California Reconveyance Company is a subsidiary of Chase. Compl. ¶ 12.
Sotille alleges that on or around May 1, 2003, Fannie Mae purchased her loan. Compl. ¶ 14. On or around the same date, Fannie Mae contributed the loan to the Guaranteed Pass Through Certificates, Fannie Mae Trust 2003-W8 (the "Trust"), a mortgage-backed securities trust for which Fannie Mae serves as trustee. Compl. ¶ 2. The Trust has an "election and continuing qualification" as a real estate mortgage investment conduit (a "REMIC"), which enables the trust to receive favorable tax treatment under the Internal Revenue Code. Compl. ¶ 16. For the trust to qualify as a REMIC, all steps in the transfer of mortgage notes must constitute a "true sale" between the transferring parties. Compl. ¶ 17. "Each step of the 'true sale' process must be supported by effective delivery and certification of acceptance [by] the receiving party of the endorsed mortgage note and assigned deed of trust, reflecting the complete intervening assignments and transfers of each mortgage loan from each assignor to the last assignee." Compl. ¶ 17. The Trust's "governing documents" mandate compliance with this "chain of title protocol." Compl. ¶ 4. No recorded assignments of Sotille's DOT or endorsements of her Note have been filed with the San Mateo County Recorder's Office. Compl. ¶ 21.
Sotille contends that when Chase acquired certain of WaMu's assets in 2008, Chase could not have acquired a beneficial interest in her loan, because the securitization of the loan "extinguished all beneficial interest in [Sotille's] DOT held by [WaMu]." Compl. ¶ 2. Sotille emphasizes that "the securitization of her loan, without more, extinguished any interest in her loan held by WaMu." Compl. ¶ 3. Sotille also contends the securitization of her loan was improper because it was performed without assignment of the DOT or endorsement of the note, as required by the Trust's governing documents for continuing qualification as a REMIC. Compl. ¶ 4, 20-21. Sotille alleges that because her loan was securitized improperly, "the true beneficiary of [the] loan is unknown." Compl. ¶ 4.
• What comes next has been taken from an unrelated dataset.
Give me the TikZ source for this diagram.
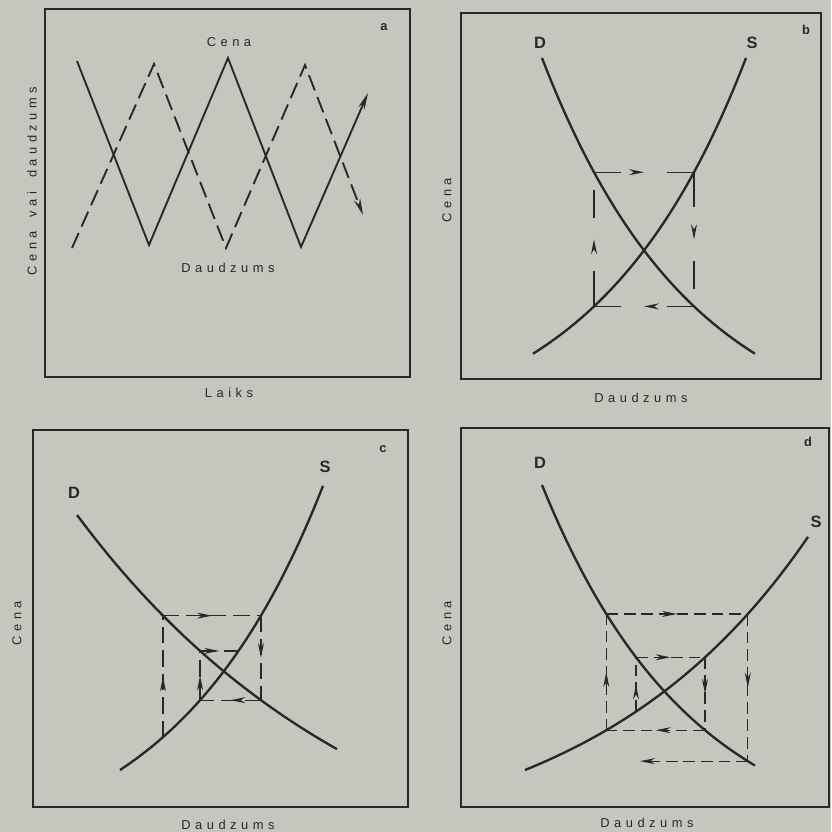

Sotille is current in her mortgage payments and there are no foreclosure proceedings pending against the Property. Compl. ¶ 6.
In conjunction with the motion to dismiss, defendants submitted a request for judicial notice. Dkt. No. 37. Because the document contained therein is not necessary to resolution of the motion, the request is DENIED AS MOOT.
II. PROCEDURAL BACKGROUND
Sotille filed this action on December 20, 2013. Dkt. No. 1. The complaint seeks declaratory relief under Cal. Code Civ. P. § 1060 on the ground that Chase and Fannie Mae "falsely claim to hold a beneficial interest in plaintiff's loan," and that Chase "continues to claim rights to collect mortgage payments from plaintiff when it has no authority to do so." Compl. ¶ 33. The complaint requests an order declaring that: (i) the legal interest in the DOT and Note were not properly assigned from WaMu to Chase or Fannie Mae; (ii) defendants do not have any legal interest in the DOT or Note; (iii) defendants lack standing to institute foreclosure proceedings against the Property; and (iv) defendants are prohibited from collecting mortgage payments from Sotille. Id. In addition to declaratory relief, the complaint alleges causes of action for (i) quiet title; (ii) cancellation of instruments; (iii) violation of California's Unfair Competition Law, Cal. Bus. & Prof. Code § 17200 et seq.; (iv) unjust enrichment; and (v) accounting. After a series of stipulated delays, defendants filed the instant motion on November 13, 2014. Dkt. No. 36. Pursuant to Civil Local Rule 7-1(b), I found the motion suitable for resolution without oral argument and vacated the hearing set for December 17, 2014.
LEGAL STANDARD
A motion to dismiss for failure to state a claim under Federal Rule of Civil Procedure 12(b)(6) tests the legal sufficiency of a complaint. Navarro v. Block, 250 F.3d 729, 732 (9th Cir. 2001). A complaint "must contain sufficient factual matter, accepted as true, to state a claim to relief that is plausible on its face." Ashcroft v. Iqbal, 556 U.S. 662, 678 (2009) (internal quotation marks omitted). A claim is facially plausible when it "allows the court to draw the reasonable inference that the defendant is liable for the misconduct alleged." Id. In considering whether the complaint is sufficient to state a claim, the court accepts as true all factual allegations contained in the complaint. Id. However, the court need not accept as true "allegations that contradict matters properly subject to judicial notice." In re Gilead Scis. Sec. Litig., 536 F.3d 1049, 1055 (9th Cir. 2008) (internal quotation marks omitted). "Nor is the court required to accept as true allegations that are merely conclusory, unwarranted deductions of fact, or unreasonable inferences." Id. "[I]t is within [the court's] wheelhouse to reject, as implausible, allegations that are too speculative to warrant further factual development." Dahlia v. Rodriguez, 735 F.3d 1060, 1076 (9th Cir. 2013).
DISCUSSION
I. PLAINTIFF'S SECURITIZATION THEORIES
Sotille's claims are all based on the theories that because her loan was securitized, either properly or improperly, defendants may not foreclose on the Property or collect mortgage payments from her. These theories have been repeatedly rejected by courts in this district, and they fail again here.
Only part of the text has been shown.